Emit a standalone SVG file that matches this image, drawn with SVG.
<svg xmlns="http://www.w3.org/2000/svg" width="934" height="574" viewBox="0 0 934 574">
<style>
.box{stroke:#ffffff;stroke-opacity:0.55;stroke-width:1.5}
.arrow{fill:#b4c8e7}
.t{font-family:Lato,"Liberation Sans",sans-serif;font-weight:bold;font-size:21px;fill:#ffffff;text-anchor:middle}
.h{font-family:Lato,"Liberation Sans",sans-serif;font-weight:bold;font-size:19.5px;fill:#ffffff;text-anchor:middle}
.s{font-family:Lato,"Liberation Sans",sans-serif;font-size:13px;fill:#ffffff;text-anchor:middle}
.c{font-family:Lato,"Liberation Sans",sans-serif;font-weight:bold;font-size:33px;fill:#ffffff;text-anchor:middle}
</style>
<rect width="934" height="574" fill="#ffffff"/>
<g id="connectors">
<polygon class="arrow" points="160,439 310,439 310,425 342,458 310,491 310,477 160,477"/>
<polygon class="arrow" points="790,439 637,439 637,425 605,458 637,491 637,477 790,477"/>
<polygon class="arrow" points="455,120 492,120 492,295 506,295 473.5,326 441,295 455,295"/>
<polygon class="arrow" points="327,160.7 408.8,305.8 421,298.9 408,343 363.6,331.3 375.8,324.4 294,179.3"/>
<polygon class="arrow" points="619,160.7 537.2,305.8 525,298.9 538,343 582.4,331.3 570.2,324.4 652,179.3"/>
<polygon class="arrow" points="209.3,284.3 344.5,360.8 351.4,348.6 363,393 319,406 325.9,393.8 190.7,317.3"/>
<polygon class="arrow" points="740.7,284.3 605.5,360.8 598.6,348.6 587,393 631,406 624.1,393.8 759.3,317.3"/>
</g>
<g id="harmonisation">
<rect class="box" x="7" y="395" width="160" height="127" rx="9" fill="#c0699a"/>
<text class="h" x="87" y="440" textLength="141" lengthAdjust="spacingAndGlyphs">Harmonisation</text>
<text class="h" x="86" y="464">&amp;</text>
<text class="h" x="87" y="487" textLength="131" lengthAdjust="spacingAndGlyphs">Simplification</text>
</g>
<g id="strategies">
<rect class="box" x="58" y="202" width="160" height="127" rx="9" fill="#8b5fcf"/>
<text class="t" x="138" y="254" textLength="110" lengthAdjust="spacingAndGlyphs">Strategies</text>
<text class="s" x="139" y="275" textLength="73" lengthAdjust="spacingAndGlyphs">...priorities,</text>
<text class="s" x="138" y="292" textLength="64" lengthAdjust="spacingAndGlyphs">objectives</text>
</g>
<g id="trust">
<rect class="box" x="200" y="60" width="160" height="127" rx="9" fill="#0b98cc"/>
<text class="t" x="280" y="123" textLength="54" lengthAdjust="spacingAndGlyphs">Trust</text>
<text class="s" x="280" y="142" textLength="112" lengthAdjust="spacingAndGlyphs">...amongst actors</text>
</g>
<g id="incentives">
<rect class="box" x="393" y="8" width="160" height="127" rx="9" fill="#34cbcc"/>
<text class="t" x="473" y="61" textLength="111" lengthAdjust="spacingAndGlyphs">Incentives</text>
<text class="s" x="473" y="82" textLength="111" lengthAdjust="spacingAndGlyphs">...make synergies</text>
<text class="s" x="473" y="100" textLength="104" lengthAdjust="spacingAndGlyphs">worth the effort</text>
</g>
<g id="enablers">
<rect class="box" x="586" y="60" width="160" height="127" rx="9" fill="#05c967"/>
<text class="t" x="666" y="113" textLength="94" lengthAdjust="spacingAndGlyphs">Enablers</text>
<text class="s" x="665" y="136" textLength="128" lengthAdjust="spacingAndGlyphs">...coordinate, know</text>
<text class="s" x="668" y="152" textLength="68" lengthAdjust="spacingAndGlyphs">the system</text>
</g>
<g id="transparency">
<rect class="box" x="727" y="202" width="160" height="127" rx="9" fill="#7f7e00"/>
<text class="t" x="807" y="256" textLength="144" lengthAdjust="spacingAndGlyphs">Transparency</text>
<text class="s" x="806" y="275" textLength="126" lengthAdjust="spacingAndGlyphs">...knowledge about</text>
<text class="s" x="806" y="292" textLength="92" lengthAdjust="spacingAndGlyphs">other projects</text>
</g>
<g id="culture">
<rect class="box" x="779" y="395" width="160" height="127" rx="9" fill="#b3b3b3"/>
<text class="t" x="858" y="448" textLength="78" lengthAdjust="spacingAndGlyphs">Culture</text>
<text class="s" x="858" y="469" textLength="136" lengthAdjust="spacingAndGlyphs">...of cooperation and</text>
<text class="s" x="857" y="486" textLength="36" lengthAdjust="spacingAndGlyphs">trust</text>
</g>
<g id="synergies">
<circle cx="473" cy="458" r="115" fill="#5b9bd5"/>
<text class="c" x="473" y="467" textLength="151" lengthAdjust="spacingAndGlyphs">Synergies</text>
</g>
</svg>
__________________________________________________
- **REQUIRED WORK**:
Reproduce the data, keeping every line exactly the same.

- **SOLUTION FOR THIS TASK**:
Emit a standalone SVG file that matches this image, drawn with SVG.
<svg xmlns="http://www.w3.org/2000/svg" width="934" height="574" viewBox="0 0 934 574">
<style>
.box{stroke:#ffffff;stroke-opacity:0.55;stroke-width:1.5}
.arrow{fill:#b4c8e7}
.t{font-family:Lato,"Liberation Sans",sans-serif;font-weight:bold;font-size:21px;fill:#ffffff;text-anchor:middle}
.h{font-family:Lato,"Liberation Sans",sans-serif;font-weight:bold;font-size:19.5px;fill:#ffffff;text-anchor:middle}
.s{font-family:Lato,"Liberation Sans",sans-serif;font-size:13px;fill:#ffffff;text-anchor:middle}
.c{font-family:Lato,"Liberation Sans",sans-serif;font-weight:bold;font-size:33px;fill:#ffffff;text-anchor:middle}
</style>
<rect width="934" height="574" fill="#ffffff"/>
<g id="connectors">
<polygon class="arrow" points="160,439 310,439 310,425 342,458 310,491 310,477 160,477"/>
<polygon class="arrow" points="790,439 637,439 637,425 605,458 637,491 637,477 790,477"/>
<polygon class="arrow" points="455,120 492,120 492,295 506,295 473.5,326 441,295 455,295"/>
<polygon class="arrow" points="327,160.7 408.8,305.8 421,298.9 408,343 363.6,331.3 375.8,324.4 294,179.3"/>
<polygon class="arrow" points="619,160.7 537.2,305.8 525,298.9 538,343 582.4,331.3 570.2,324.4 652,179.3"/>
<polygon class="arrow" points="209.3,284.3 344.5,360.8 351.4,348.6 363,393 319,406 325.9,393.8 190.7,317.3"/>
<polygon class="arrow" points="740.7,284.3 605.5,360.8 598.6,348.6 587,393 631,406 624.1,393.8 759.3,317.3"/>
</g>
<g id="harmonisation">
<rect class="box" x="7" y="395" width="160" height="127" rx="9" fill="#c0699a"/>
<text class="h" x="87" y="440" textLength="141" lengthAdjust="spacingAndGlyphs">Harmonisation</text>
<text class="h" x="86" y="464">&amp;</text>
<text class="h" x="87" y="487" textLength="131" lengthAdjust="spacingAndGlyphs">Simplification</text>
</g>
<g id="strategies">
<rect class="box" x="58" y="202" width="160" height="127" rx="9" fill="#8b5fcf"/>
<text class="t" x="138" y="254" textLength="110" lengthAdjust="spacingAndGlyphs">Strategies</text>
<text class="s" x="139" y="275" textLength="73" lengthAdjust="spacingAndGlyphs">...priorities,</text>
<text class="s" x="138" y="292" textLength="64" lengthAdjust="spacingAndGlyphs">objectives</text>
</g>
<g id="trust">
<rect class="box" x="200" y="60" width="160" height="127" rx="9" fill="#0b98cc"/>
<text class="t" x="280" y="123" textLength="54" lengthAdjust="spacingAndGlyphs">Trust</text>
<text class="s" x="280" y="142" textLength="112" lengthAdjust="spacingAndGlyphs">...amongst actors</text>
</g>
<g id="incentives">
<rect class="box" x="393" y="8" width="160" height="127" rx="9" fill="#34cbcc"/>
<text class="t" x="473" y="61" textLength="111" lengthAdjust="spacingAndGlyphs">Incentives</text>
<text class="s" x="473" y="82" textLength="111" lengthAdjust="spacingAndGlyphs">...make synergies</text>
<text class="s" x="473" y="100" textLength="104" lengthAdjust="spacingAndGlyphs">worth the effort</text>
</g>
<g id="enablers">
<rect class="box" x="586" y="60" width="160" height="127" rx="9" fill="#05c967"/>
<text class="t" x="666" y="113" textLength="94" lengthAdjust="spacingAndGlyphs">Enablers</text>
<text class="s" x="665" y="136" textLength="128" lengthAdjust="spacingAndGlyphs">...coordinate, know</text>
<text class="s" x="668" y="152" textLength="68" lengthAdjust="spacingAndGlyphs">the system</text>
</g>
<g id="transparency">
<rect class="box" x="727" y="202" width="160" height="127" rx="9" fill="#7f7e00"/>
<text class="t" x="807" y="256" textLength="144" lengthAdjust="spacingAndGlyphs">Transparency</text>
<text class="s" x="806" y="275" textLength="126" lengthAdjust="spacingAndGlyphs">...knowledge about</text>
<text class="s" x="806" y="292" textLength="92" lengthAdjust="spacingAndGlyphs">other projects</text>
</g>
<g id="culture">
<rect class="box" x="779" y="395" width="160" height="127" rx="9" fill="#b3b3b3"/>
<text class="t" x="858" y="448" textLength="78" lengthAdjust="spacingAndGlyphs">Culture</text>
<text class="s" x="858" y="469" textLength="136" lengthAdjust="spacingAndGlyphs">...of cooperation and</text>
<text class="s" x="857" y="486" textLength="36" lengthAdjust="spacingAndGlyphs">trust</text>
</g>
<g id="synergies">
<circle cx="473" cy="458" r="115" fill="#5b9bd5"/>
<text class="c" x="473" y="467" textLength="151" lengthAdjust="spacingAndGlyphs">Synergies</text>
</g>
</svg>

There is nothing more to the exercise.